* [Task goal] Pictures excluded, return the lines below from the first through the line holding "# and each row".

* [Data excerpt]

-.-.-

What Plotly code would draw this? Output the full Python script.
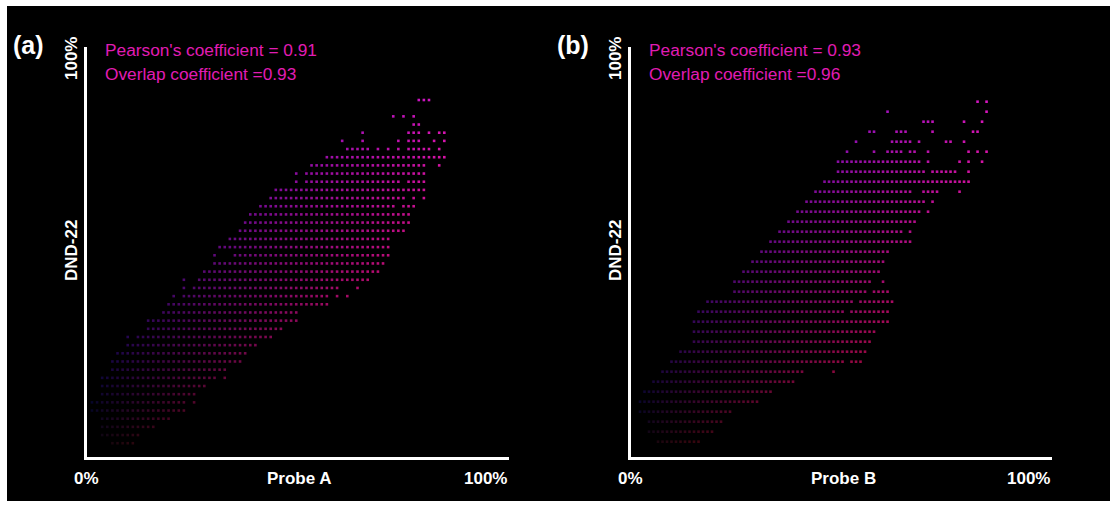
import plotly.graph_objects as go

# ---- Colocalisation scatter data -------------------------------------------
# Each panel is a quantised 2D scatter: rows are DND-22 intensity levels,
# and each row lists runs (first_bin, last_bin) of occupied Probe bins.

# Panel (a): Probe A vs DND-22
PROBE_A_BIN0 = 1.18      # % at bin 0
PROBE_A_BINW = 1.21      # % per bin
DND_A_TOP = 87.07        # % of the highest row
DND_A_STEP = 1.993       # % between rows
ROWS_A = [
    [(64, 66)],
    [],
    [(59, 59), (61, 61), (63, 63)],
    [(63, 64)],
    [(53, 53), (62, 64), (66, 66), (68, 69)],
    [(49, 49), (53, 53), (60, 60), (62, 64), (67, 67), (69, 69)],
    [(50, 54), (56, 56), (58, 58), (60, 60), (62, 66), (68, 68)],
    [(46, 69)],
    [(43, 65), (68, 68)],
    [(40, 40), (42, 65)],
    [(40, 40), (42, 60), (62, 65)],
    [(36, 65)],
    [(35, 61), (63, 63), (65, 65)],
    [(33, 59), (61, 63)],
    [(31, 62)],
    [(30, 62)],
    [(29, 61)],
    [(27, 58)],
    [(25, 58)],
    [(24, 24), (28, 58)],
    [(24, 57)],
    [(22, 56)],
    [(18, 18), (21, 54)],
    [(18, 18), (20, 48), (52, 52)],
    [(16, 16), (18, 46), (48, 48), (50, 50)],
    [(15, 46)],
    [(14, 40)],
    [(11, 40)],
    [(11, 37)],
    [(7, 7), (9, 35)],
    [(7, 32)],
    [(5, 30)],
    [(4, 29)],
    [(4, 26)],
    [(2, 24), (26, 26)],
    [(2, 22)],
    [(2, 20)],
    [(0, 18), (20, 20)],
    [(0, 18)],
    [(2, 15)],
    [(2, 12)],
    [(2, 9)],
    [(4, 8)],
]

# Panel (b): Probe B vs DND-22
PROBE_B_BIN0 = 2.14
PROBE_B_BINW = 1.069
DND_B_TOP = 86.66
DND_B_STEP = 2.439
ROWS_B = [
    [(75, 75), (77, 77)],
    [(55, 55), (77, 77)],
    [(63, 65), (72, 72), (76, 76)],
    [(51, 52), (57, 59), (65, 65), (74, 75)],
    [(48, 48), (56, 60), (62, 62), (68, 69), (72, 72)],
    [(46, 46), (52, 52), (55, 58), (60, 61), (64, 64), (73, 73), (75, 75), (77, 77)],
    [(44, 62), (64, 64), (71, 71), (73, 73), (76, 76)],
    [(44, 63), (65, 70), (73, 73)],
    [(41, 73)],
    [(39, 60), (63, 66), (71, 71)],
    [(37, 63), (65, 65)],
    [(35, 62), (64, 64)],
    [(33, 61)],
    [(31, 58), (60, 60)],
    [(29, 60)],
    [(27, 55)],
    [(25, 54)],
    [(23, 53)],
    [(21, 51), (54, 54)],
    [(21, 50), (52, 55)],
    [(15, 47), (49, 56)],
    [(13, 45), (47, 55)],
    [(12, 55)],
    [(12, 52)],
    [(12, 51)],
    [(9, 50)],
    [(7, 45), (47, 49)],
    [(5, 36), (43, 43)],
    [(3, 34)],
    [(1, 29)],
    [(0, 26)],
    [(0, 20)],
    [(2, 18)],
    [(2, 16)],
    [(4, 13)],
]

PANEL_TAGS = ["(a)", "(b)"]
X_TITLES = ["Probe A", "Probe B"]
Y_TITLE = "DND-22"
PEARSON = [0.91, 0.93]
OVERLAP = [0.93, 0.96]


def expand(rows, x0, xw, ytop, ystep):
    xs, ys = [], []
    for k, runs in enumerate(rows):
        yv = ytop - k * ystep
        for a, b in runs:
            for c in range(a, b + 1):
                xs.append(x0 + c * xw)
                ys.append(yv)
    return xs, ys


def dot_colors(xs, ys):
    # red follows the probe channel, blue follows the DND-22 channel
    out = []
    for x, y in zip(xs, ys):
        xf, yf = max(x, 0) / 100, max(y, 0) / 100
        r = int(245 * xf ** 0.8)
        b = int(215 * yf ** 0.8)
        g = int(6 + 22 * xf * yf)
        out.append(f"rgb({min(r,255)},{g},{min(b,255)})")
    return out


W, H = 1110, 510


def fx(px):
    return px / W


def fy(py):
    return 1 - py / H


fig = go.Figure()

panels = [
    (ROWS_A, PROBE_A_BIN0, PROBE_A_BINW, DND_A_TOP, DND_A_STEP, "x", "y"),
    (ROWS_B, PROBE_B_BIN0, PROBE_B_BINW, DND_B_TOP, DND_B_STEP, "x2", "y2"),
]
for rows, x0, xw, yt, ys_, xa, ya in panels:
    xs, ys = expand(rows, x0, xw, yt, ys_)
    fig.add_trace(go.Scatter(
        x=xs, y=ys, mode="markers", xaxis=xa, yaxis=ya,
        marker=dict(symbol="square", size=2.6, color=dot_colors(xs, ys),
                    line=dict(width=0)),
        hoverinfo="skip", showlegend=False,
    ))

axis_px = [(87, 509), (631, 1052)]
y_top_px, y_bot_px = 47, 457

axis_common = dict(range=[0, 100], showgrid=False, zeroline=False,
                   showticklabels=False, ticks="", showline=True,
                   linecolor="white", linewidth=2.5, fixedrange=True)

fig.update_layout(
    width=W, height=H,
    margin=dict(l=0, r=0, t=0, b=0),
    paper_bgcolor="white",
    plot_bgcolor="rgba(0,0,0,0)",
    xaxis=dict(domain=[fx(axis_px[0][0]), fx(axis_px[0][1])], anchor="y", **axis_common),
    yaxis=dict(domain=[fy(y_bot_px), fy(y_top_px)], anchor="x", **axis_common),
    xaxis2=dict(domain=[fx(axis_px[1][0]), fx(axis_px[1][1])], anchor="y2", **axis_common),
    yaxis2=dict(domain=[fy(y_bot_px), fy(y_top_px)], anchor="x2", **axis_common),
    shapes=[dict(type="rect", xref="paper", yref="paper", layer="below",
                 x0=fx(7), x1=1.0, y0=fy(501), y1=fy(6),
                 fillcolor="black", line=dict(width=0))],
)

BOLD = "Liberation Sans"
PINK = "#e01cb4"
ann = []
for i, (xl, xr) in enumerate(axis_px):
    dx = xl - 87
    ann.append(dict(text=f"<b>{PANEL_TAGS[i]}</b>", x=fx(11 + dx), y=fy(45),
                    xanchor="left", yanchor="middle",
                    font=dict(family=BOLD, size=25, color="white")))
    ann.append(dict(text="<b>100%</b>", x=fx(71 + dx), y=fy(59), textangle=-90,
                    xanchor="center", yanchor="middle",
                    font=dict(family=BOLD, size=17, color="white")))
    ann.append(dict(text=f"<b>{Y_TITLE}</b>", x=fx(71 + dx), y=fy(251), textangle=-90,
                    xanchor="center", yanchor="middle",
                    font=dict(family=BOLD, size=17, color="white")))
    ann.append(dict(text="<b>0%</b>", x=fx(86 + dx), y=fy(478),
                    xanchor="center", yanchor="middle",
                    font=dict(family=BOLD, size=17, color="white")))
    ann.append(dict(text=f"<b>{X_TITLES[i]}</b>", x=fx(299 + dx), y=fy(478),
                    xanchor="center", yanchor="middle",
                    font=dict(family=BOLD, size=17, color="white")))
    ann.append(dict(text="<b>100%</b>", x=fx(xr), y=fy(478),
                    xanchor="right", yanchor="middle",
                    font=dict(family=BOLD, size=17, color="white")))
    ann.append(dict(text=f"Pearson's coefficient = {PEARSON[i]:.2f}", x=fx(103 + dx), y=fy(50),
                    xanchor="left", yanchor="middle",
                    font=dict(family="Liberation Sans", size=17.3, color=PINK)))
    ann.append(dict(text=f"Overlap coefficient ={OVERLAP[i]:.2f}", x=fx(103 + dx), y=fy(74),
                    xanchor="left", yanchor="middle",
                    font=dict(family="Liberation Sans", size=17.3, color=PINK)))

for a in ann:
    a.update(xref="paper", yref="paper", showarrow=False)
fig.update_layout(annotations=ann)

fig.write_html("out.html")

-.-.-

* [Exercise output]
What Plotly code would draw this? Output the full Python script.
import plotly.graph_objects as go

# ---- Colocalisation scatter data -------------------------------------------
# Each panel is a quantised 2D scatter: rows are DND-22 intensity levels,
# and each row lists runs (first_bin, last_bin) of occupied Probe bins.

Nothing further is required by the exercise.